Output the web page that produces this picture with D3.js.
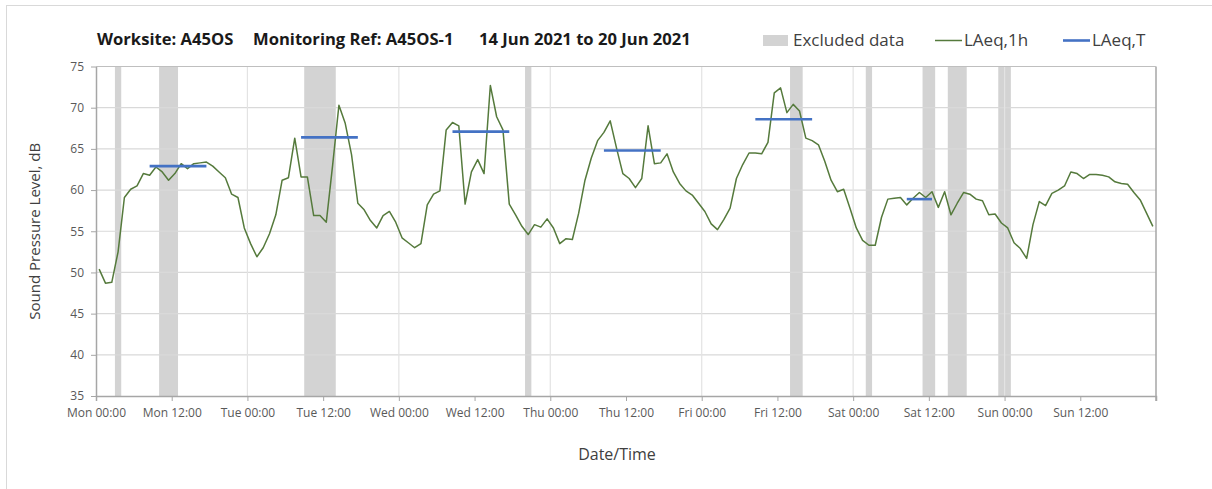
<!DOCTYPE html>
<html lang="en">
<head>
    <meta charset="UTF-8">
    <title>Worksite A45OS noise monitoring</title>
    <script src="https://d3js.org/d3.v7.min.js"></script>
    <style>
        body {
            margin: 0;
            background-color: #ffffff;
            font-family: 'Open Sans', sans-serif;
        }
        .grid line { stroke: #d9d9d9; stroke-width: 1.2; }
        .tick-label { font-size: 12px; fill: #595959; }
    </style>
</head>
<body>
    <svg width="1212" height="489"></svg>

    <script>
        // hourly LAeq,1h values, Mon 00:00 -> Sun 23:00 (168 hours)
        const laeq1h = [
            50.4, 48.7, 48.8, 52.5, 59.1, 60.1, 60.5, 62.0, 61.8, 62.8, 62.2, 61.2,
            62.0, 63.2, 62.6, 63.2, 63.3, 63.4, 62.9, 62.2, 61.5, 59.5, 59.1, 55.4,
            53.5, 51.9, 53.0, 54.7, 57.0, 61.2, 61.5, 66.3, 61.6, 61.6, 56.9, 56.9,
            56.1, 63.0, 70.3, 68.1, 64.3, 58.4, 57.6, 56.3, 55.4, 56.9, 57.4, 56.1,
            54.2, 53.6, 53.0, 53.5, 58.2, 59.5, 59.9, 67.3, 68.2, 67.8, 58.3, 62.2,
            63.7, 62.0, 72.7, 68.9, 67.3, 58.3, 57.0, 55.6, 54.6, 55.8, 55.5, 56.5,
            55.4, 53.5, 54.1, 54.0, 57.2, 61.2, 63.9, 66.0, 67.0, 68.4, 65.1, 62.0,
            61.4, 60.3, 61.4, 67.8, 63.2, 63.3, 64.4, 62.2, 60.8, 59.9, 59.4, 58.4,
            57.4, 55.9, 55.2, 56.4, 57.8, 61.4, 63.1, 64.5, 64.5, 64.4, 65.8, 71.8,
            72.4, 69.4, 70.4, 69.6, 66.3, 66.0, 65.5, 63.5, 61.2, 59.8, 60.1, 57.8,
            55.4, 53.9, 53.3, 53.3, 56.7, 58.9, 59.0, 59.1, 58.2, 59.0, 59.7, 59.1,
            59.8, 57.9, 59.8, 57.0, 58.4, 59.7, 59.5, 58.9, 58.7, 57.0, 57.1, 56.0,
            55.4, 53.6, 52.9, 51.7, 55.8, 58.6, 58.1, 59.6, 60.0, 60.5, 62.2, 62.0,
            61.4, 61.9, 61.9, 61.8, 61.6, 61.0, 60.8, 60.7, 59.7, 58.8, 57.2, 55.6
        ];

        // LAeq,T periods: first hour, last hour, level
        const periodStart = [8, 32, 56, 80, 104, 128];
        const periodEnd = [17, 41, 65, 89, 113, 132];
        const periodLevel = [62.9, 66.4, 67.1, 64.8, 68.6, 58.9];

        // excluded data: first hour, number of hours
        const excludedStart = [3, 10, 33, 68, 110, 122, 131, 135, 143];
        const excludedHours = [1, 3, 5, 1, 2, 1, 2, 3, 2];

        const tickLabels = [
            "Mon 00:00", "Mon 12:00", "Tue 00:00", "Tue 12:00", "Wed 00:00", "Wed 12:00",
            "Thu 00:00", "Thu 12:00", "Fri 00:00", "Fri 12:00", "Sat 00:00", "Sat 12:00",
            "Sun 00:00", "Sun 12:00"
        ];
        const yTicks = [35, 40, 45, 50, 55, 60, 65, 70, 75];

        const svg = d3.select("svg");
        const margin = { top: 66.5, right: 56, bottom: 93, left: 96 };
        const width = 1212 - margin.left - margin.right;
        const height = 489 - margin.top - margin.bottom;

        // outer chart border
        svg.append("rect")
           .attr("x", 6.5).attr("y", 5.5)
           .attr("width", 1300).attr("height", 600)
           .attr("fill", "none")
           .attr("stroke", "#d9d9d9");

        const x = d3.scaleLinear().domain([0, 168]).range([0, width]);
        const y = d3.scaleLinear().domain([35, 75]).range([height, 0]);

        const chart = svg.append("g")
                         .attr("transform", `translate(${margin.left},${margin.top})`);

        // excluded bands
        chart.selectAll(".band")
             .data(excludedStart.map((s, i) => ({ s: s, n: excludedHours[i] })))
             .enter()
             .append("rect")
             .attr("class", "band")
             .attr("x", d => x(d.s))
             .attr("y", 0)
             .attr("width", d => x(d.s + d.n) - x(d.s))
             .attr("height", height)
             .attr("fill", "#d3d3d3");

        // gridlines
        chart.append("g")
             .attr("class", "grid")
             .selectAll("line")
             .data(yTicks.slice(1))
             .enter()
             .append("line")
             .attr("x1", 0).attr("x2", width)
             .attr("y1", d => y(d)).attr("y2", d => y(d));

        chart.append("g")
             .attr("class", "grid")
             .selectAll("line")
             .data(d3.range(24, 168, 24))
             .enter()
             .append("line")
             .attr("x1", d => x(d)).attr("x2", d => x(d))
             .attr("y1", 0).attr("y2", height)
             .style("stroke", "#e3e3e3");

        // right / top frame
        chart.append("line")
             .attr("x1", width).attr("x2", width)
             .attr("y1", 0).attr("y2", height + 5)
             .attr("stroke", "#a6a6a6").attr("stroke-width", 1.5);
        chart.append("line")
             .attr("x1", 0).attr("x2", width)
             .attr("y1", 0).attr("y2", 0)
             .attr("stroke", "#bfbfbf").attr("stroke-width", 1.2);

        // axes
        const xAxis = chart.append("g")
             .attr("transform", `translate(0,${height})`)
             .call(d3.axisBottom(x)
                     .tickValues(d3.range(0, 168, 12))
                     .tickSize(5)
                     .tickFormat((d, i) => tickLabels[i]));
        xAxis.select(".domain").attr("stroke", "#a6a6a6").attr("stroke-width", 1.5);
        xAxis.selectAll(".tick line").attr("stroke", "#a6a6a6");
        xAxis.selectAll("text")
             .attr("class", "tick-label")
             .attr("dy", "1.1em")
             .style("font-family", "'Open Sans', sans-serif");

        const yAxis = chart.append("g")
             .call(d3.axisLeft(y).tickValues(yTicks).tickSize(5).tickSizeOuter(0));
        yAxis.select(".domain").attr("stroke", "#a6a6a6").attr("stroke-width", 1.5);
        yAxis.selectAll(".tick line").attr("stroke", "#a6a6a6");
        yAxis.selectAll("text")
             .attr("class", "tick-label")
             .attr("x", -12)
             .style("font-family", "'Open Sans', sans-serif");

        // LAeq,1h line
        const line = d3.line()
                       .x((d, i) => x(i + 0.5))
                       .y(d => y(d));
        chart.append("path")
             .datum(laeq1h)
             .attr("d", line)
             .attr("fill", "none")
             .attr("stroke", "#557a3c")
             .attr("stroke-width", 1.5)
             .attr("stroke-linejoin", "round");

        // LAeq,T lines
        chart.selectAll(".period")
             .data(periodLevel.map((v, i) => ({ a: periodStart[i], b: periodEnd[i], v: v })))
             .enter()
             .append("line")
             .attr("class", "period")
             .attr("x1", d => x(d.a + 0.5))
             .attr("x2", d => x(d.b + 0.5))
             .attr("y1", d => y(d.v))
             .attr("y2", d => y(d.v))
             .attr("stroke", "#4472c4")
             .attr("stroke-width", 2.6);

        // axis titles
        svg.append("text")
           .attr("transform", `translate(40,${margin.top + height / 2}) rotate(-90)`)
           .attr("text-anchor", "middle")
           .style("font-size", "15px")
           .style("fill", "#404040")
           .text("Sound Pressure Level, dB");

        svg.append("text")
           .attr("x", 617)
           .attr("y", 460)
           .attr("text-anchor", "middle")
           .style("font-size", "16px")
           .style("fill", "#404040")
           .text("Date/Time");

        // title pieces
        const titleParts = [
            { x: 97, t: "Worksite: A45OS" },
            { x: 253, t: "Monitoring Ref: A45OS-1" },
            { x: 479, t: "14 Jun 2021 to 20 Jun 2021" }
        ];
        svg.selectAll(".title")
           .data(titleParts)
           .enter()
           .append("text")
           .attr("class", "title")
           .attr("x", d => d.x)
           .attr("y", 45)
           .style("font-size", "16.6px")
           .style("font-weight", "bold")
           .style("fill", "#1a1a1a")
           .text(d => d.t);

        // legend
        const legend = svg.append("g").style("font-size", "17px").style("fill", "#404040");
        legend.append("rect")
              .attr("x", 763).attr("y", 35)
              .attr("width", 25).attr("height", 11)
              .attr("fill", "#d3d3d3");
        legend.append("text").attr("x", 793).attr("y", 46).text("Excluded data");
        legend.append("line")
              .attr("x1", 935).attr("x2", 962).attr("y1", 40.5).attr("y2", 40.5)
              .attr("stroke", "#557a3c").attr("stroke-width", 1.5);
        legend.append("text").attr("x", 964).attr("y", 46).text("LAeq,1h");
        legend.append("line")
              .attr("x1", 1063).attr("x2", 1090).attr("y1", 40.5).attr("y2", 40.5)
              .attr("stroke", "#4472c4").attr("stroke-width", 2.6);
        legend.append("text").attr("x", 1092).attr("y", 46).text("LAeq,T");
    </script>
</body>
</html>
★ ★ ★ ★ ★
* _PROMPT_
Omitting all pictures, restate exactly the lines of the material from its start through the line that contains "2, 1, 2, 3, 2];".

* _COMPLETE OUTPUT_
Output the web page that produces this picture with D3.js.
<!DOCTYPE html>
<html lang="en">
<head>
    <meta charset="UTF-8">
    <title>Worksite A45OS noise monitoring</title>
    <script src="https://d3js.org/d3.v7.min.js"></script>
    <style>
        body {
            margin: 0;
            background-color: #ffffff;
            font-family: 'Open Sans', sans-serif;
        }
        .grid line { stroke: #d9d9d9; stroke-width: 1.2; }
        .tick-label { font-size: 12px; fill: #595959; }
    </style>
</head>
<body>
    <svg width="1212" height="489"></svg>

    <script>
        // hourly LAeq,1h values, Mon 00:00 -> Sun 23:00 (168 hours)
        const laeq1h = [
            50.4, 48.7, 48.8, 52.5, 59.1, 60.1, 60.5, 62.0, 61.8, 62.8, 62.2, 61.2,
            62.0, 63.2, 62.6, 63.2, 63.3, 63.4, 62.9, 62.2, 61.5, 59.5, 59.1, 55.4,
            53.5, 51.9, 53.0, 54.7, 57.0, 61.2, 61.5, 66.3, 61.6, 61.6, 56.9, 56.9,
            56.1, 63.0, 70.3, 68.1, 64.3, 58.4, 57.6, 56.3, 55.4, 56.9, 57.4, 56.1,
            54.2, 53.6, 53.0, 53.5, 58.2, 59.5, 59.9, 67.3, 68.2, 67.8, 58.3, 62.2,
            63.7, 62.0, 72.7, 68.9, 67.3, 58.3, 57.0, 55.6, 54.6, 55.8, 55.5, 56.5,
            55.4, 53.5, 54.1, 54.0, 57.2, 61.2, 63.9, 66.0, 67.0, 68.4, 65.1, 62.0,
            61.4, 60.3, 61.4, 67.8, 63.2, 63.3, 64.4, 62.2, 60.8, 59.9, 59.4, 58.4,
            57.4, 55.9, 55.2, 56.4, 57.8, 61.4, 63.1, 64.5, 64.5, 64.4, 65.8, 71.8,
            72.4, 69.4, 70.4, 69.6, 66.3, 66.0, 65.5, 63.5, 61.2, 59.8, 60.1, 57.8,
            55.4, 53.9, 53.3, 53.3, 56.7, 58.9, 59.0, 59.1, 58.2, 59.0, 59.7, 59.1,
            59.8, 57.9, 59.8, 57.0, 58.4, 59.7, 59.5, 58.9, 58.7, 57.0, 57.1, 56.0,
            55.4, 53.6, 52.9, 51.7, 55.8, 58.6, 58.1, 59.6, 60.0, 60.5, 62.2, 62.0,
            61.4, 61.9, 61.9, 61.8, 61.6, 61.0, 60.8, 60.7, 59.7, 58.8, 57.2, 55.6
        ];

        // LAeq,T periods: first hour, last hour, level
        const periodStart = [8, 32, 56, 80, 104, 128];
        const periodEnd = [17, 41, 65, 89, 113, 132];
        const periodLevel = [62.9, 66.4, 67.1, 64.8, 68.6, 58.9];

        // excluded data: first hour, number of hours
        const excludedStart = [3, 10, 33, 68, 110, 122, 131, 135, 143];
        const excludedHours = [1, 3, 5, 1, 2, 1, 2, 3, 2];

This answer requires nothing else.